The cliffs were used for defence in both world wars. You'll see reminders of this all along the cliffs, from the trenches dug by soldiers to the concrete remains of a range finding station.

This is a great place to walk a dog, but there are unfenced sections of clifftop and grazing ponies, so a lead is advisable. The National Trust specify that dogs must be kept on a short lead from the start of March to protect ground nesting birds.

Address: Langdon Cliffs, Upper Road, Dover, CT16 IHJ

Parking: £3.50 per car, National Trust members free. Car park opens at 8am and closes at 6pm.

Info: There is a cafe with sea views and a visitor centre. For full opening times see www.nationaltrust.org.uk

White Horse Wood Country Park, near Maidstone

This is Kent County Council's newest country park and is on breezy Detling Hill, within the Kent Downs Area of Outstanding Natural Beauty.

Dog walkers in the evening sun at White Horse Wood, Detling Hill, Detling
Dog walkers in the evening sun at White Horse Wood, Detling Hill, Detling

It offers beautiful countryside, local history and impressive panoramic views over the Kent Downs.

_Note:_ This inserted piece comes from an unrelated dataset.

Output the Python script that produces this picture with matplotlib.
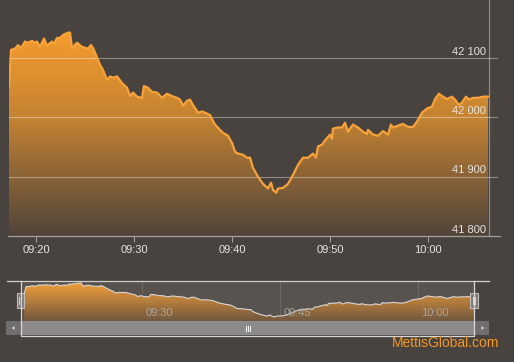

More than 20,000 trees have recently been planted here and five hectares have been seeded to form an area of open grassland. Watch this site over the years to see it slowly become a lovely hilltop woodland.

The site has the ruins of medieval Thurnham Castle and there are also traces of an Iron Age settlement.

There is an easy access route around the park, perfect for wheelchair and pushchairs, from where you can see the amazing views.

Dogs are allowed. There are no tea rooms, or toilets, though.

Address: White Horse Wood, Detling Hill, ME14 3JE. Entry is on the A249, opposite the showground.

Parking: Pay and display, Monday to Friday £1, weekends and bank holidays £1.50.

Contact: Phone 03000 417171 to pay £40 for a KCC country parks season ticket, which gives unlimited parking at the 13 country parks in Kent.

Info: Park opens 9am to dusk. The park closes at 9pm in the summer.